Days 16–35: interview behavior, not enthusiasm
Speak with at least fifteen people who closely match the intended customer. Ask about recent examples, not hypothetical interest. Strong questions include:
- When did this problem last happen?
- What did you do to resolve it?
- Who else was involved?
- What did the delay or error cost?
- Which tools or services have you already tried?
- Who controls the budget for solving it?
Do not lead with a product pitch. The goal is to understand the workflow, vocabulary, urgency, and buying constraints. Record patterns in a simple research table so the strongest evidence is visible across interviews.
Days 36–55: deliver the result manually
Before automating the workflow, offer the outcome as a service. A reporting SaaS might begin as a manually prepared weekly report. An AI support product might begin with a human-assisted triage service. A scheduling platform might begin with a structured intake form and a shared calendar.

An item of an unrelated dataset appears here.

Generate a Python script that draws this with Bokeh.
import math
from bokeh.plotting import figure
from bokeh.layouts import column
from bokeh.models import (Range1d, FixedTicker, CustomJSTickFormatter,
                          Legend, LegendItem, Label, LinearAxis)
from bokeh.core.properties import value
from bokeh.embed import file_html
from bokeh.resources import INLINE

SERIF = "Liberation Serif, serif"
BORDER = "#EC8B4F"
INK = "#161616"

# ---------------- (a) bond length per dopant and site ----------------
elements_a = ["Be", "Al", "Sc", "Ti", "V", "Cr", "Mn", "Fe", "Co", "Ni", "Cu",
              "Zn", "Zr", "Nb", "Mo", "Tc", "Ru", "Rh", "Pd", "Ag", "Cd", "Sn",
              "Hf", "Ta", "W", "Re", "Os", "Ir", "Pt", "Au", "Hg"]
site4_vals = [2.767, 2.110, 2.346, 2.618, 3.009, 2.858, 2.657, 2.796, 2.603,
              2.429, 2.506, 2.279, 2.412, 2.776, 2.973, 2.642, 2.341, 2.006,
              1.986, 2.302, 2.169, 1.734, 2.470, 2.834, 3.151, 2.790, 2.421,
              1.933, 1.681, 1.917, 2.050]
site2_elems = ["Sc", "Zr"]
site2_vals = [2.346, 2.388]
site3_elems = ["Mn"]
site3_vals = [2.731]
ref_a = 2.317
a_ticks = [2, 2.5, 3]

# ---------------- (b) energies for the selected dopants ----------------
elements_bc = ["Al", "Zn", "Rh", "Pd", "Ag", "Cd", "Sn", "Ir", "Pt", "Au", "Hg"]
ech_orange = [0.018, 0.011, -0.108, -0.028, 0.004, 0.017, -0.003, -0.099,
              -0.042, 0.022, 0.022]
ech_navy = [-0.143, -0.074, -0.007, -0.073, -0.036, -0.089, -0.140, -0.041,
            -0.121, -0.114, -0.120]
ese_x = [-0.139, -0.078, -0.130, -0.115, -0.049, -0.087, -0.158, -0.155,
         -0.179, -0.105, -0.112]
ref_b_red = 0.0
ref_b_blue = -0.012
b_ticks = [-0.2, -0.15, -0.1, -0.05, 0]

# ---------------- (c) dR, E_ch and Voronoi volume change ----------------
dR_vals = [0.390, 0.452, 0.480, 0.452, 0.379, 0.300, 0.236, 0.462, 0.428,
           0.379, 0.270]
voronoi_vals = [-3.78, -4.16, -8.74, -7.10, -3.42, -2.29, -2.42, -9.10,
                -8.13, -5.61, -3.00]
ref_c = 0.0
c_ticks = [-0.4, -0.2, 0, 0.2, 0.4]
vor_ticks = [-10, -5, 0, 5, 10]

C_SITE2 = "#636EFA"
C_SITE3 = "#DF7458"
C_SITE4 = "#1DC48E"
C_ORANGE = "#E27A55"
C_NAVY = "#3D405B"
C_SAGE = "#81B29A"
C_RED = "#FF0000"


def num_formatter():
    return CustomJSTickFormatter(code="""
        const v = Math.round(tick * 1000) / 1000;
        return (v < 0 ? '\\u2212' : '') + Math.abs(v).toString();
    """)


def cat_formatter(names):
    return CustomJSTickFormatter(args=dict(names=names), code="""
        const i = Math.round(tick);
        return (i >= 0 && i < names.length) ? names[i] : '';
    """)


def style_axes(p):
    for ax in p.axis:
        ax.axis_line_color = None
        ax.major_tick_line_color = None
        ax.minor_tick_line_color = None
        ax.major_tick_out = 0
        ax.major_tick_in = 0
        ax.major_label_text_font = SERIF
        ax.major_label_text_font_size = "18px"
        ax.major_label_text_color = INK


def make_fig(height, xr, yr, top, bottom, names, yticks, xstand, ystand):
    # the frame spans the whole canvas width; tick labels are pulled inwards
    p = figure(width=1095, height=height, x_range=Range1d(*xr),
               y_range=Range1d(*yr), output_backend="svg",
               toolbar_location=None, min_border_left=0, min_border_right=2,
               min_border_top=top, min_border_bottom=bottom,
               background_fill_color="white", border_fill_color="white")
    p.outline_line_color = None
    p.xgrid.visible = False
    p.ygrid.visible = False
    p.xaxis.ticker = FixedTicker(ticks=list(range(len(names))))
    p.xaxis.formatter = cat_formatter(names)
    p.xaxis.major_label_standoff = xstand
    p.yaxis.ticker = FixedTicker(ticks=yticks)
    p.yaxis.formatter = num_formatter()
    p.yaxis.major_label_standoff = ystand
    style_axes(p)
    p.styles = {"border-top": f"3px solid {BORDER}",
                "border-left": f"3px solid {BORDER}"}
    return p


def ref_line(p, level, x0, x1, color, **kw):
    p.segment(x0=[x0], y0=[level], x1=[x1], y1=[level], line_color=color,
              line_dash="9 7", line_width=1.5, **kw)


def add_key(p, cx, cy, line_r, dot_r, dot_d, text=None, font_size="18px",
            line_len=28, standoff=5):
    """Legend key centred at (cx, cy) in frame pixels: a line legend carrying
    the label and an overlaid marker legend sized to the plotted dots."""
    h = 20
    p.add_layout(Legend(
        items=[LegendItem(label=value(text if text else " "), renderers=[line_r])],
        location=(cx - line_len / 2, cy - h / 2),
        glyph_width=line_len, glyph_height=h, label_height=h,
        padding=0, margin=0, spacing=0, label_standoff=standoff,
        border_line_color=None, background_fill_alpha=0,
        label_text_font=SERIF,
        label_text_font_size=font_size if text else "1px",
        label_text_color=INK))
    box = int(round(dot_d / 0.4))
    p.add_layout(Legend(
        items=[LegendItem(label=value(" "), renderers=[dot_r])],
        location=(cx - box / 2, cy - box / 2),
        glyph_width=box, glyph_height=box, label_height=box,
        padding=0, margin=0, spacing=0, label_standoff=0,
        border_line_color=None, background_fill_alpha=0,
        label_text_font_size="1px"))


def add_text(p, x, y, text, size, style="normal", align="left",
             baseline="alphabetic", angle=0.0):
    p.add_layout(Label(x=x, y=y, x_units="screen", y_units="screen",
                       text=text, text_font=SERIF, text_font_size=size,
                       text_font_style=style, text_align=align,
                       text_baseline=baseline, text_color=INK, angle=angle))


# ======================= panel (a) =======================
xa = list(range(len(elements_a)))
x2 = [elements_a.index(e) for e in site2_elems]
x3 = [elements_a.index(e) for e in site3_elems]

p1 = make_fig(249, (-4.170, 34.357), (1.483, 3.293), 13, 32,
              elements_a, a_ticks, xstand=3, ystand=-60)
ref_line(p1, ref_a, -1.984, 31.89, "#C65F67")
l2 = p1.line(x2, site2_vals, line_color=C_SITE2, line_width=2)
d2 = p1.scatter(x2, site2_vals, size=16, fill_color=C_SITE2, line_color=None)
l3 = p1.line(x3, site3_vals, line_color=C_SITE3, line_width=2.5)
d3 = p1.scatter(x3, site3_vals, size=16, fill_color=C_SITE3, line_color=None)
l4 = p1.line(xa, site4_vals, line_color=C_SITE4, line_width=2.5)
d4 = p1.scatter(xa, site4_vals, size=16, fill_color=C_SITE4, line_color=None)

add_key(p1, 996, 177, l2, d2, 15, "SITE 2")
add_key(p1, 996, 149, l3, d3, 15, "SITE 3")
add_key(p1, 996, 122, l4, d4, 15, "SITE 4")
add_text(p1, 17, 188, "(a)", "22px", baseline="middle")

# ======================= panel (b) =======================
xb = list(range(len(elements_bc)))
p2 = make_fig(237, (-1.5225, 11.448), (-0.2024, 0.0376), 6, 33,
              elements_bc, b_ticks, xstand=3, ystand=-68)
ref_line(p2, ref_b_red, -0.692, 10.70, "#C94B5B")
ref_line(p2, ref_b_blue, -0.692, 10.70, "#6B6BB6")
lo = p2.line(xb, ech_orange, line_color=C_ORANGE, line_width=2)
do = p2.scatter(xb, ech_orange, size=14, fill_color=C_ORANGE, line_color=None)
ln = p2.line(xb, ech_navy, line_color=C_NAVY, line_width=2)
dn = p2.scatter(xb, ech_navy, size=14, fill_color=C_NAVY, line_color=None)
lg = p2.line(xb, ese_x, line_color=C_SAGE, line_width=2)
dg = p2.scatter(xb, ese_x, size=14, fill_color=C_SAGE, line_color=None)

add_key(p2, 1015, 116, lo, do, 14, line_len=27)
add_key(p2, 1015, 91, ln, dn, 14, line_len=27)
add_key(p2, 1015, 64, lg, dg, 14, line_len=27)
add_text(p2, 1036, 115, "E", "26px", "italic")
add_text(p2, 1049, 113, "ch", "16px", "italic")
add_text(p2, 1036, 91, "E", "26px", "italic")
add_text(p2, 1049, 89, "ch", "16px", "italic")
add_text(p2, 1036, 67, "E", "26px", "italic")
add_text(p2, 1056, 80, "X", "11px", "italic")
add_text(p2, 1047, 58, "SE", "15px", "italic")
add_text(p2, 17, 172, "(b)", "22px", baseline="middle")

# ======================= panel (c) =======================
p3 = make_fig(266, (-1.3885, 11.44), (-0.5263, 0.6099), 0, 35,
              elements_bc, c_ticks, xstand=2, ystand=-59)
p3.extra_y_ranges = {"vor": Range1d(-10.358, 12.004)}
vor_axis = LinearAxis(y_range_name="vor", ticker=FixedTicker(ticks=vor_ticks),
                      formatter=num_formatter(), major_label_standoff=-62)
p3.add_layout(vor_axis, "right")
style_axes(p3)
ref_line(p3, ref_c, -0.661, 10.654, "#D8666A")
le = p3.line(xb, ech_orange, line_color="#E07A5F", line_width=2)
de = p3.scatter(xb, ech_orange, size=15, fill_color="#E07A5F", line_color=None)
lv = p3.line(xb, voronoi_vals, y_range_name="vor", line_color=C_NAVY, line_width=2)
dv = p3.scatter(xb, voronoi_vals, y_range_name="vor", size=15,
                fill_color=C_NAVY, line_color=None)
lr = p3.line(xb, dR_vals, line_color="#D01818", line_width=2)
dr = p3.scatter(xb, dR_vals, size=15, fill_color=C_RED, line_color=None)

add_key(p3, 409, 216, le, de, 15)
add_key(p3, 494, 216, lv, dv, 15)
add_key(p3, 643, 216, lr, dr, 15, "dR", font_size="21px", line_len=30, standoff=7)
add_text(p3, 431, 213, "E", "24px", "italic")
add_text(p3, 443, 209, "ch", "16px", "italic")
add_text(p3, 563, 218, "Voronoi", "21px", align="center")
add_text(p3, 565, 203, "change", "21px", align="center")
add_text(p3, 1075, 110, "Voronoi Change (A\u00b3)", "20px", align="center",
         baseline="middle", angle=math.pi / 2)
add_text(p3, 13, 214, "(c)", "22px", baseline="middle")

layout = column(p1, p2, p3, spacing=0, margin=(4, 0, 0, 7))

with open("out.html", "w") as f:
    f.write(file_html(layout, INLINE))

Manual delivery reveals hidden requirements that are difficult to discover in a mockup. It also shows whether customers value the result enough to provide data, attend onboarding, change a process, or pay for the service.
Days 56–70: test the buying decision
Pricing should be discussed before the product is complete. Present a clear package, expected outcome, onboarding effort, and price range. Ask what approval process would be required and what could prevent the purchase.

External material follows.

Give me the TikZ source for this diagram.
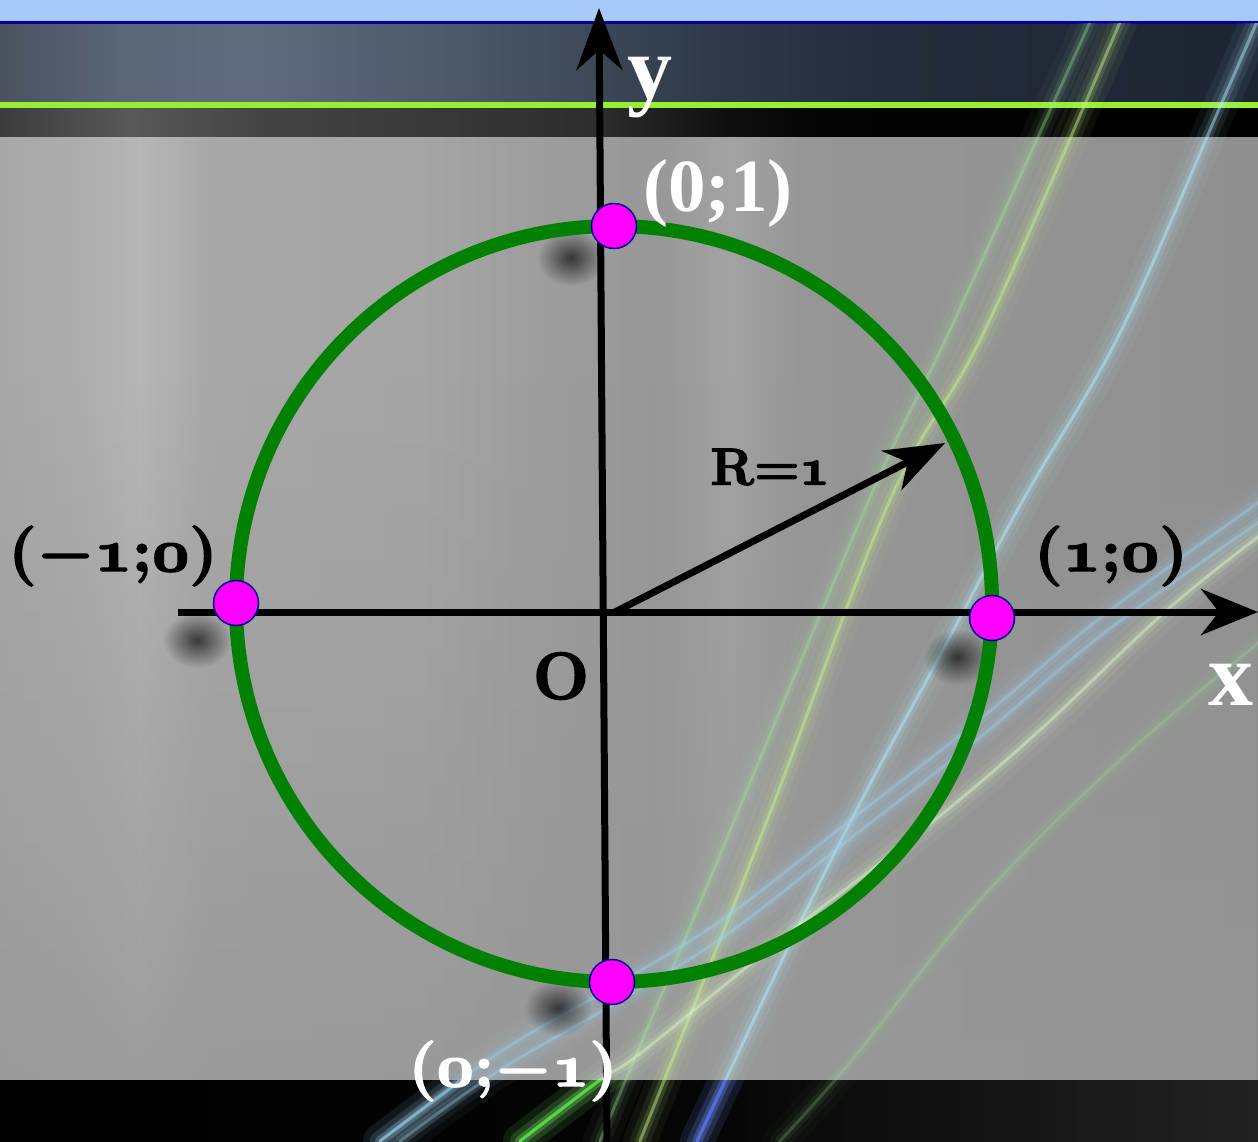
\RequirePackage{fix-cm}
\documentclass[tikz,border=0pt]{standalone}
\usepackage{fontspec}
\newfontfamily\timesb{Liberation Serif}
\usetikzlibrary{arrows.meta,fadings}
\newcommand\osn[1]{{\usefont{OML}{cmm}{b}{it}#1}}
\newcommand\bmin{{\boldmath$-$}}
\newcommand\heavy[2]{\special{pdf:literal direct 2 Tr #1 w}#2\special{pdf:literal direct 0 Tr}}
\definecolor{topblue}{HTML}{A9C9FB}
\definecolor{lineblue}{HTML}{0000A0}
\definecolor{limeline}{HTML}{96F032}
\definecolor{circgreen}{HTML}{008000}
\definecolor{dotmag}{HTML}{FF00FF}
\definecolor{dotrim}{HTML}{00008C}
\definecolor{lowgray}{HTML}{979797}
\definecolor{stG}{HTML}{C8F58C}
\definecolor{stG2}{HTML}{A8E8A0}
\definecolor{stC}{HTML}{B4F0FF}
\definecolor{stB}{HTML}{A0D4F0}
\definecolor{stW}{HTML}{DDF8C8}
\tikzfading[name=softspot,inner color=transparent!35,outer color=transparent!100]
\newcommand\streak[3]{\foreach \w/\o in {34/.05,20/.08,10/.14,3/.42}{\draw[#1,line width=\w pt,opacity=#2*\o,line cap=round] plot[smooth,tension=.6] coordinates {#3};}}
\newcommand\band[3]{\foreach \xa/\ca/\xb/\cb in {#3}{\shade[left color=\ca,right color=\cb] (\xa-0.6,#1) rectangle (\xb+0.6,#2);}}
\tikzset{
  axisline/.style={line width=7pt,black},
  dot/.style={circle,minimum size=45pt,inner sep=0pt,fill=dotmag,draw=dotrim,line width=1.5pt},
  lab/.style={font=\fontsize{60}{62}\selectfont\bfseries,inner sep=0pt},
  timeslab/.style={font=\timesb\bfseries\fontsize{#1}{#1}\selectfont,inner sep=0pt,text=white},
}
\begin{document}
\begin{tikzpicture}[x=1pt,y=-1pt]
\useasboundingbox (0,0) rectangle (1258,1141);
% ---------- background ----------
\fill[topblue] (0,0) rectangle (1258,22);
\band{22}{102}{0/{rgb,255:red,74;green,82;blue,96}/120/{rgb,255:red,91;green,102;blue,118},
 120/{rgb,255:red,91;green,102;blue,118}/250/{rgb,255:red,94;green,108;blue,126},
 250/{rgb,255:red,94;green,108;blue,126}/420/{rgb,255:red,80;green,91;blue,107},
 420/{rgb,255:red,80;green,91;blue,107}/580/{rgb,255:red,63;green,74;blue,90},
 580/{rgb,255:red,63;green,74;blue,90}/720/{rgb,255:red,46;green,56;blue,70},
 720/{rgb,255:red,46;green,56;blue,70}/900/{rgb,255:red,35;green,44;blue,58},
 900/{rgb,255:red,35;green,44;blue,58}/1258/{rgb,255:red,29;green,37;blue,51}}
\fill[lineblue] (0,21) rectangle (1258,23.5);
\band{108}{137}{0/{rgb,255:red,60;green,60;blue,60}/130/{rgb,255:red,88;green,88;blue,88},
 130/{rgb,255:red,88;green,88;blue,88}/260/{rgb,255:red,68;green,68;blue,68},
 260/{rgb,255:red,68;green,68;blue,68}/600/{rgb,255:red,45;green,45;blue,45},
 600/{rgb,255:red,45;green,45;blue,45}/720/{rgb,255:red,16;green,16;blue,16},
 720/{rgb,255:red,16;green,16;blue,16}/820/{rgb,255:red,4;green,4;blue,4},
 820/{rgb,255:red,4;green,4;blue,4}/1258/{rgb,255:red,0;green,0;blue,0}}
\fill[limeline] (0,102) rectangle (1258,108);
\band{137}{1080}{0/{rgb,255:red,168;green,168;blue,168}/80/{rgb,255:red,173;green,173;blue,173},
 80/{rgb,255:red,173;green,173;blue,173}/140/{rgb,255:red,182;green,182;blue,182},
 140/{rgb,255:red,182;green,182;blue,182}/210/{rgb,255:red,168;green,168;blue,168},
 210/{rgb,255:red,168;green,168;blue,168}/420/{rgb,255:red,165;green,165;blue,165},
 420/{rgb,255:red,165;green,165;blue,165}/580/{rgb,255:red,155;green,155;blue,155},
 580/{rgb,255:red,155;green,155;blue,155}/660/{rgb,255:red,152;green,152;blue,152},
 660/{rgb,255:red,152;green,152;blue,152}/730/{rgb,255:red,163;green,163;blue,163},
 730/{rgb,255:red,163;green,163;blue,163}/800/{rgb,255:red,150;green,150;blue,150},
 800/{rgb,255:red,150;green,150;blue,150}/1258/{rgb,255:red,143;green,143;blue,143}}
\fill[lowgray,path fading=north,opacity=.8] (0,380) rectangle (1258,1080);
\band{1080}{1141}{0/{rgb,255:red,0;green,0;blue,0}/700/{rgb,255:red,5;green,5;blue,5},
 700/{rgb,255:red,5;green,5;blue,5}/1258/{rgb,255:red,34;green,34;blue,34}}
% ---------- light streaks ----------
\begin{scope}
\clip (0,23.5) rectangle (1258,1141);
\streak{stG2}{.8}{(1090,22) (950,330) (869,500) (684,941) (600,1141)}
\streak{stG}{1.1}{(1120,22) (985,330) (890,500) (768,818) (640,1141)}
\streak{stC}{1.1}{(1262,10) (1223,100) (1120,333) (1023,500) (936,663) (869,786) (797,929) (697,1141)}
\streak{stB}{.9}{(1262,500) (1104,615) (978,721) (852,819) (726,917) (621,982) (500,1052) (380,1141)}
\streak{stB}{.9}{(1262,520) (1104,633) (978,739) (852,837) (726,935) (621,1000) (500,1070) (400,1141)}
\streak{stW}{1.1}{(1262,534) (1167,610) (1041,729) (936,819) (789,933) (642,1052) (600,1080) (520,1141)}
\streak{stG2}{.5}{(1262,640) (1120,760) (980,900) (852,1060) (780,1141)}
\end{scope}
\begin{scope}
\clip (0,1080) rectangle (1258,1141);
\streak{green!70!stG}{1.2}{(642,1052) (600,1080) (520,1141)}
\streak{stB}{1.2}{(500,1052) (380,1141)}
\streak{blue!60!stC}{1.4}{(797,929) (697,1141)}
\end{scope}
% ---------- soft shadows ----------
\foreach \sx/\sy in {571/258,197/640,957/657,558/1008}{
  \fill[black,path fading=softspot] (\sx,\sy) ellipse[x radius=34pt,y radius=28pt];}
% ---------- circle and axes ----------
\draw[circgreen,line width=14pt] (614,604) circle[radius=378pt];
\coordinate (xs) at (178,612);
\coordinate (xe) at (1258,612);
\coordinate (ys) at (607,1146);
\coordinate (ye) at (599,8);
\coordinate (o) at (613,613);
\coordinate (rt) at (945,443);
\draw[axisline,-{Stealth[length=57pt,width=46pt,inset=18pt]}] (xs) -- (xe);
\draw[axisline,-{Stealth[length=62pt,width=46pt,inset=20pt]}] (ys) -- (ye);
\draw[axisline,-{Stealth[length=60pt,width=44pt,inset=18pt]}] (o) -- (rt);
% ---------- points ----------
\node[dot] (ptop) at (614,226) {};
\node[dot] (pbot) at (612,982) {};
\node[dot] (pleft) at (236,603) {};
\node[dot] (pright) at (992,618) {};
% ---------- labels ----------
\node[timeslab=90,anchor=base west] (ylab) at (627,98) {y};
\node[timeslab=90,anchor=base west] (xlab) at (1208,705) {x};
\node[timeslab=75] (ltop) at (718,193) {(0;1)};
\node[lab] (lright) at (1111,556) {\heavy{1.6}{\scalebox{1.1}[1]{(\osn{1};\osn{0})}}};
\node[lab] (lleft) at (113,556) {\heavy{1.6}{\scalebox{1.08}[1]{(\bmin\osn{1};\osn{0})}}};
\node[lab,text=white] (lbot) at (513,1071) {\heavy{1.6}{\scalebox{1.08}[1]{(\osn{0};\bmin\osn{1})}}};
\node[lab,font=\fontsize{66}{68}\selectfont\bfseries] (olab) at (561,676) {\heavy{1.8}{O}};
\node[lab,font=\fontsize{52}{54}\selectfont\bfseries] (rlab) at (770,467) {\heavy{1.4}{R=\osn{1}}};
\end{tikzpicture}
\end{document}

Useful commitment signals are stronger than compliments:
- A paid pilot.
- A signed letter of intent with concrete conditions.
- Access to representative data for implementation.
- An introduction to the budget owner.
- A scheduled onboarding date.
An email address on a waitlist is a weak signal. Time, data, reputation, and money are stronger.
Days 71–82: define the smallest complete product
Use the evidence to identify one complete customer journey. The first version should solve a narrow problem end to end rather than expose many unfinished capabilities.
For each proposed feature, ask:
- Which validated customer problem does this address?
- Is it required for the first successful outcome?
- Can the team perform it manually during the pilot?
- What risk does automation introduce?
Anything that cannot be connected to observed behavior belongs in a later hypothesis, not the first release.
Days 83–90: make a deliberate decision
At the end of the cycle, choose one of four outcomes:
- Build: the problem is recurring, the buyer is identifiable, and customers made meaningful commitments.
- Continue validating: the problem appears real, but pricing or buying authority remains uncertain.
- Change direction: interviews revealed a more urgent adjacent problem.
- Stop: the evidence does not justify further investment.
Stopping is not a failed validation cycle. It is the return on doing the research before spending months on the wrong product.
The final validation scorecard
A credible decision should include the number of qualified interviews, repeated problems observed, current alternatives, estimated cost of the problem, buyer role, sales-cycle risks, pilot commitments, pricing reactions, and the smallest workflow customers need.
The purpose of validation is not to eliminate uncertainty. It is to replace assumptions with enough evidence that the next investment is intentional.